## begin Data extract

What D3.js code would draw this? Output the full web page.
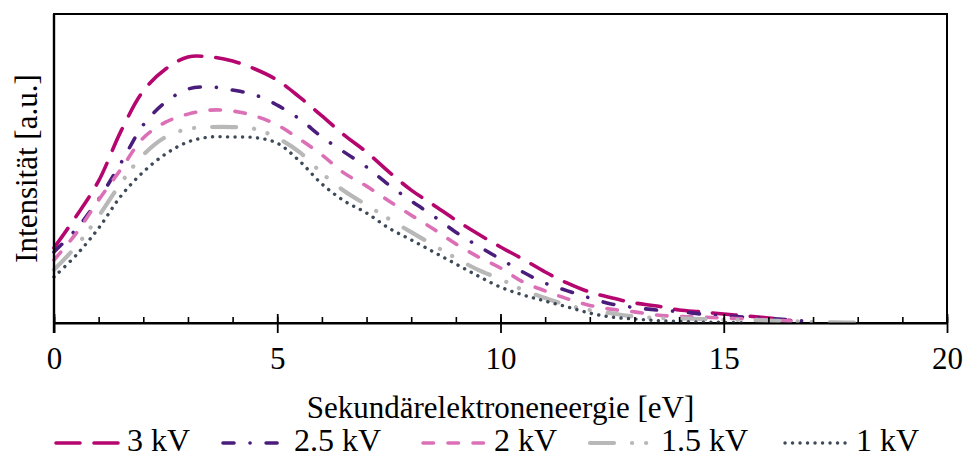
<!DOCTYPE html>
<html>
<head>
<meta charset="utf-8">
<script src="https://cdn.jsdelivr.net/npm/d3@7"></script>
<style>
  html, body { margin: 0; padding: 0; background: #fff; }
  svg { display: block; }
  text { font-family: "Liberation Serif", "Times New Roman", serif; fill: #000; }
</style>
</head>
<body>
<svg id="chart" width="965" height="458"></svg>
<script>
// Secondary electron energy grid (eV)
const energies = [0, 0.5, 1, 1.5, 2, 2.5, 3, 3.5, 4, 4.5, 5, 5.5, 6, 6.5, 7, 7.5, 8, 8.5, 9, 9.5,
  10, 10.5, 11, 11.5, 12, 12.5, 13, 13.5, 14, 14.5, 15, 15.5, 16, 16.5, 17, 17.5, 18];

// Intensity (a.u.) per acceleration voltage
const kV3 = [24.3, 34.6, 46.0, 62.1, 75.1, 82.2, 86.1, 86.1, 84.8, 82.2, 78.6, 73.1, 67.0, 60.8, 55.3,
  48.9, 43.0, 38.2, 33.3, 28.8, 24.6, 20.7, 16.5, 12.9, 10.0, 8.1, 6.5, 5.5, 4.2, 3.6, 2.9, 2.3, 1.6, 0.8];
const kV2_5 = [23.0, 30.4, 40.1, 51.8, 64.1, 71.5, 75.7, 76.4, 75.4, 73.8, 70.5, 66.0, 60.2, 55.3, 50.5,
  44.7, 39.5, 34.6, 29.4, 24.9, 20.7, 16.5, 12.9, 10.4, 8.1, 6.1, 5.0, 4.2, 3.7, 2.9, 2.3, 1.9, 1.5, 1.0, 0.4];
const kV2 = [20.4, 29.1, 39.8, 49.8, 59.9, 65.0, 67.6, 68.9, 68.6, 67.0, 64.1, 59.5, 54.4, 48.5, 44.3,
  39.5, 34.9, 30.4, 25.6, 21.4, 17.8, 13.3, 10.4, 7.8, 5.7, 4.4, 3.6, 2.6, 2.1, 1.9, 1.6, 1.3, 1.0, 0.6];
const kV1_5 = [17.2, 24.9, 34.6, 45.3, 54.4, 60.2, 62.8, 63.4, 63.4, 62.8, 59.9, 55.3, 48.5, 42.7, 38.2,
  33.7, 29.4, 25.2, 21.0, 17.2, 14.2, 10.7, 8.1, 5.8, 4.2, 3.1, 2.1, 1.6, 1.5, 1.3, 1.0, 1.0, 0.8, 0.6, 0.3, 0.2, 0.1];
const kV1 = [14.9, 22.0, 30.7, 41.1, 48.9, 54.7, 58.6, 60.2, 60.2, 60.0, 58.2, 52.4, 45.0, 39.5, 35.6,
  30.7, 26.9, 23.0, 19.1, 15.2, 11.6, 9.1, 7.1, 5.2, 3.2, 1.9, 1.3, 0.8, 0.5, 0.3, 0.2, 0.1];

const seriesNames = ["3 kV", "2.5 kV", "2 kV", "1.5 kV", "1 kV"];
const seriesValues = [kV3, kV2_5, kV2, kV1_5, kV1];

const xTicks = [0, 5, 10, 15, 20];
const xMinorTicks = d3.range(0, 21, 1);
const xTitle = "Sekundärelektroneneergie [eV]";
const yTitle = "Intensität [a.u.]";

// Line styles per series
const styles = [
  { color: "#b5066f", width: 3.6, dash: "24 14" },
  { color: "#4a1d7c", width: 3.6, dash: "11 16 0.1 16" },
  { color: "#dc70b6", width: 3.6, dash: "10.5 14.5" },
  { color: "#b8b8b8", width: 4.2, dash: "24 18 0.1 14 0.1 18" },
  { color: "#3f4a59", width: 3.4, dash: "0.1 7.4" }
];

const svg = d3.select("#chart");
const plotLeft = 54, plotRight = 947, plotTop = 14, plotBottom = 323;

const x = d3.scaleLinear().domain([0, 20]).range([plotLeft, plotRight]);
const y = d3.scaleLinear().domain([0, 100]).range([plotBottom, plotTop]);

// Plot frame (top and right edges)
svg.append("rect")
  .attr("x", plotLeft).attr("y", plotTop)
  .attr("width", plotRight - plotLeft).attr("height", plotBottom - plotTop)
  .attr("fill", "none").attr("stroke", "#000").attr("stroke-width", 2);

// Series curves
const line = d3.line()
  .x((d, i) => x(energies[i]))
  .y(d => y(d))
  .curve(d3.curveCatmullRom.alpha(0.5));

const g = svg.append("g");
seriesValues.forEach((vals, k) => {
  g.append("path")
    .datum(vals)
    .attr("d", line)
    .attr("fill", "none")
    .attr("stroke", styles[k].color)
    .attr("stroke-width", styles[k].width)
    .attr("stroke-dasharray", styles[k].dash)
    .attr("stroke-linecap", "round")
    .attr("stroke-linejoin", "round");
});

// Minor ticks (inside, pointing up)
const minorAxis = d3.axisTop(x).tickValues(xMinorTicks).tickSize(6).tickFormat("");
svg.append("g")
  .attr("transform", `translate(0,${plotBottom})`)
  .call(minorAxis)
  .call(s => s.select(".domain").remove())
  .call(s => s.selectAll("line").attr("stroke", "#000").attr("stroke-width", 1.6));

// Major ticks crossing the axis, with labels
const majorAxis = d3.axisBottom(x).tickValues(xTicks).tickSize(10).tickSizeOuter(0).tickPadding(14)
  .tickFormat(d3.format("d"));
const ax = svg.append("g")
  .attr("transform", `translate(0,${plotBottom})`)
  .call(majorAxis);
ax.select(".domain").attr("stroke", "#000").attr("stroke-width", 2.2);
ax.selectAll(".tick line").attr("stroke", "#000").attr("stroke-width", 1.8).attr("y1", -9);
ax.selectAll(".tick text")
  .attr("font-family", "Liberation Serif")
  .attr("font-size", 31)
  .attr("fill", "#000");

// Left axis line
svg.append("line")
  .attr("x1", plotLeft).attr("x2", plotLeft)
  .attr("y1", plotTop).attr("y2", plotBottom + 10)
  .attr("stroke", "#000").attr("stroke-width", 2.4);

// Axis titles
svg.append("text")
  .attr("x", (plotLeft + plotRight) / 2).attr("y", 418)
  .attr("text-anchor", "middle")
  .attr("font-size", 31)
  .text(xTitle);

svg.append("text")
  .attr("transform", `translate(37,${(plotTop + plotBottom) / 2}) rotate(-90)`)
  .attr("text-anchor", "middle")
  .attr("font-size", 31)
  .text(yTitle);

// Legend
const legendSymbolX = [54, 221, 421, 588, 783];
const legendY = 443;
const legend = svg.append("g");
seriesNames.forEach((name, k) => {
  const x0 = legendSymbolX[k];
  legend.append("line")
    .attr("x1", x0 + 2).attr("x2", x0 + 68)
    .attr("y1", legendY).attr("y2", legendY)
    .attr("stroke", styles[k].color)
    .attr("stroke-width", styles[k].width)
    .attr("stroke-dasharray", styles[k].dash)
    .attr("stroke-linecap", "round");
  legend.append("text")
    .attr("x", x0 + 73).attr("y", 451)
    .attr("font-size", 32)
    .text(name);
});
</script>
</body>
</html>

## end Data extract

▸ Written request
Go through the data above and transcribe it in full, omitting any image.

▸ Final answer
What D3.js code would draw this? Output the full web page.
<!DOCTYPE html>
<html>
<head>
<meta charset="utf-8">
<script src="https://cdn.jsdelivr.net/npm/d3@7"></script>
<style>
  html, body { margin: 0; padding: 0; background: #fff; }
  svg { display: block; }
  text { font-family: "Liberation Serif", "Times New Roman", serif; fill: #000; }
</style>
</head>
<body>
<svg id="chart" width="965" height="458"></svg>
<script>
// Secondary electron energy grid (eV)
const energies = [0, 0.5, 1, 1.5, 2, 2.5, 3, 3.5, 4, 4.5, 5, 5.5, 6, 6.5, 7, 7.5, 8, 8.5, 9, 9.5,
  10, 10.5, 11, 11.5, 12, 12.5, 13, 13.5, 14, 14.5, 15, 15.5, 16, 16.5, 17, 17.5, 18];

// Intensity (a.u.) per acceleration voltage
const kV3 = [24.3, 34.6, 46.0, 62.1, 75.1, 82.2, 86.1, 86.1, 84.8, 82.2, 78.6, 73.1, 67.0, 60.8, 55.3,
  48.9, 43.0, 38.2, 33.3, 28.8, 24.6, 20.7, 16.5, 12.9, 10.0, 8.1, 6.5, 5.5, 4.2, 3.6, 2.9, 2.3, 1.6, 0.8];
const kV2_5 = [23.0, 30.4, 40.1, 51.8, 64.1, 71.5, 75.7, 76.4, 75.4, 73.8, 70.5, 66.0, 60.2, 55.3, 50.5,
  44.7, 39.5, 34.6, 29.4, 24.9, 20.7, 16.5, 12.9, 10.4, 8.1, 6.1, 5.0, 4.2, 3.7, 2.9, 2.3, 1.9, 1.5, 1.0, 0.4];
const kV2 = [20.4, 29.1, 39.8, 49.8, 59.9, 65.0, 67.6, 68.9, 68.6, 67.0, 64.1, 59.5, 54.4, 48.5, 44.3,
  39.5, 34.9, 30.4, 25.6, 21.4, 17.8, 13.3, 10.4, 7.8, 5.7, 4.4, 3.6, 2.6, 2.1, 1.9, 1.6, 1.3, 1.0, 0.6];
const kV1_5 = [17.2, 24.9, 34.6, 45.3, 54.4, 60.2, 62.8, 63.4, 63.4, 62.8, 59.9, 55.3, 48.5, 42.7, 38.2,
  33.7, 29.4, 25.2, 21.0, 17.2, 14.2, 10.7, 8.1, 5.8, 4.2, 3.1, 2.1, 1.6, 1.5, 1.3, 1.0, 1.0, 0.8, 0.6, 0.3, 0.2, 0.1];
const kV1 = [14.9, 22.0, 30.7, 41.1, 48.9, 54.7, 58.6, 60.2, 60.2, 60.0, 58.2, 52.4, 45.0, 39.5, 35.6,
  30.7, 26.9, 23.0, 19.1, 15.2, 11.6, 9.1, 7.1, 5.2, 3.2, 1.9, 1.3, 0.8, 0.5, 0.3, 0.2, 0.1];

const seriesNames = ["3 kV", "2.5 kV", "2 kV", "1.5 kV", "1 kV"];
const seriesValues = [kV3, kV2_5, kV2, kV1_5, kV1];

const xTicks = [0, 5, 10, 15, 20];
const xMinorTicks = d3.range(0, 21, 1);
const xTitle = "Sekundärelektroneneergie [eV]";
const yTitle = "Intensität [a.u.]";

// Line styles per series
const styles = [
  { color: "#b5066f", width: 3.6, dash: "24 14" },
  { color: "#4a1d7c", width: 3.6, dash: "11 16 0.1 16" },
  { color: "#dc70b6", width: 3.6, dash: "10.5 14.5" },
  { color: "#b8b8b8", width: 4.2, dash: "24 18 0.1 14 0.1 18" },
  { color: "#3f4a59", width: 3.4, dash: "0.1 7.4" }
];

const svg = d3.select("#chart");
const plotLeft = 54, plotRight = 947, plotTop = 14, plotBottom = 323;

const x = d3.scaleLinear().domain([0, 20]).range([plotLeft, plotRight]);
const y = d3.scaleLinear().domain([0, 100]).range([plotBottom, plotTop]);

// Plot frame (top and right edges)
svg.append("rect")
  .attr("x", plotLeft).attr("y", plotTop)
  .attr("width", plotRight - plotLeft).attr("height", plotBottom - plotTop)
  .attr("fill", "none").attr("stroke", "#000").attr("stroke-width", 2);

// Series curves
const line = d3.line()
  .x((d, i) => x(energies[i]))
  .y(d => y(d))
  .curve(d3.curveCatmullRom.alpha(0.5));

const g = svg.append("g");
seriesValues.forEach((vals, k) => {
  g.append("path")
    .datum(vals)
    .attr("d", line)
    .attr("fill", "none")
    .attr("stroke", styles[k].color)
    .attr("stroke-width", styles[k].width)
    .attr("stroke-dasharray", styles[k].dash)
    .attr("stroke-linecap", "round")
    .attr("stroke-linejoin", "round");
});

// Minor ticks (inside, pointing up)
const minorAxis = d3.axisTop(x).tickValues(xMinorTicks).tickSize(6).tickFormat("");
svg.append("g")
  .attr("transform", `translate(0,${plotBottom})`)
  .call(minorAxis)
  .call(s => s.select(".domain").remove())
  .call(s => s.selectAll("line").attr("stroke", "#000").attr("stroke-width", 1.6));

// Major ticks crossing the axis, with labels
const majorAxis = d3.axisBottom(x).tickValues(xTicks).tickSize(10).tickSizeOuter(0).tickPadding(14)
  .tickFormat(d3.format("d"));
const ax = svg.append("g")
  .attr("transform", `translate(0,${plotBottom})`)
  .call(majorAxis);
ax.select(".domain").attr("stroke", "#000").attr("stroke-width", 2.2);
ax.selectAll(".tick line").attr("stroke", "#000").attr("stroke-width", 1.8).attr("y1", -9);
ax.selectAll(".tick text")
  .attr("font-family", "Liberation Serif")
  .attr("font-size", 31)
  .attr("fill", "#000");

// Left axis line
svg.append("line")
  .attr("x1", plotLeft).attr("x2", plotLeft)
  .attr("y1", plotTop).attr("y2", plotBottom + 10)
  .attr("stroke", "#000").attr("stroke-width", 2.4);

// Axis titles
svg.append("text")
  .attr("x", (plotLeft + plotRight) / 2).attr("y", 418)
  .attr("text-anchor", "middle")
  .attr("font-size", 31)
  .text(xTitle);

svg.append("text")
  .attr("transform", `translate(37,${(plotTop + plotBottom) / 2}) rotate(-90)`)
  .attr("text-anchor", "middle")
  .attr("font-size", 31)
  .text(yTitle);

// Legend
const legendSymbolX = [54, 221, 421, 588, 783];
const legendY = 443;
const legend = svg.append("g");
seriesNames.forEach((name, k) => {
  const x0 = legendSymbolX[k];
  legend.append("line")
    .attr("x1", x0 + 2).attr("x2", x0 + 68)
    .attr("y1", legendY).attr("y2", legendY)
    .attr("stroke", styles[k].color)
    .attr("stroke-width", styles[k].width)
    .attr("stroke-dasharray", styles[k].dash)
    .attr("stroke-linecap", "round");
  legend.append("text")
    .attr("x", x0 + 73).attr("y", 451)
    .attr("font-size", 32)
    .text(name);
});
</script>
</body>
</html>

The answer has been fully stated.